Take the area of fiction. We have produced talented writers whose
talents and skills easily compare with writers of any other
nationality; specially in the fields of poetry and short story.
Drama is another area which has benefitted from the language policy
under discussion. The new crop of dramatists, who play a vital role on
the local stage, are all products of education gained through local
languages. That does not deter them from producing dramas, ranging
from Greek and Sanskrit classics from Beckett, Ionesco, Pinter, Dario
Fo, besides their own original works.
Preservation of the fundamentals of our traditional dancing, folktales
and folk poems by committing them to writing is another area that
should be mentioned. All this amply proves the vast benefits of the
language policy, which gave pride of place to the local languages.

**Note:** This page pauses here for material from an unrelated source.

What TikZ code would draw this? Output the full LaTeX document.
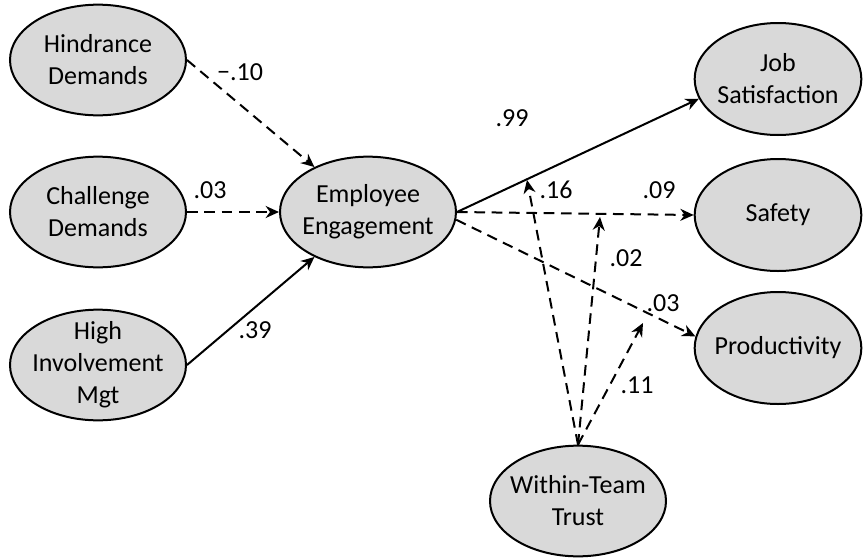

This does not in any way belittle the importance of teaching English
as a link language. No one in his proper senses would contest that.
English is a window to the world of wisdom and knowledge. It is the
international language which will connect us to the wide world of
commerce, industry etc.
What really has gone wrong, in imparting the knowledge of English to
our student population is something that has to be discussed
separately. Suffice it to say that in our ignorance and negligence, we
threw to the winds, all the infrastructural arrangements of English
teaching we developed over the years, in the name of restoring the
local languages to their rightful position.
Yes. We have to infuse English into our education stream. But in doing
so we have to be careful not to destroy all what we have gained over
the past decades thanks to our language policy are bound to end up in
The short sighted hasty measures like starting classes in schools all
of a sudden to teach all subjects in English thrusting English as a
medium of instruction on university students who used Sinhala and
Tamil as their mediums in their entire student career.
I hope the ten year tri-lingual program, Mr. Wasala speaks of in his
article has recognized these aspects.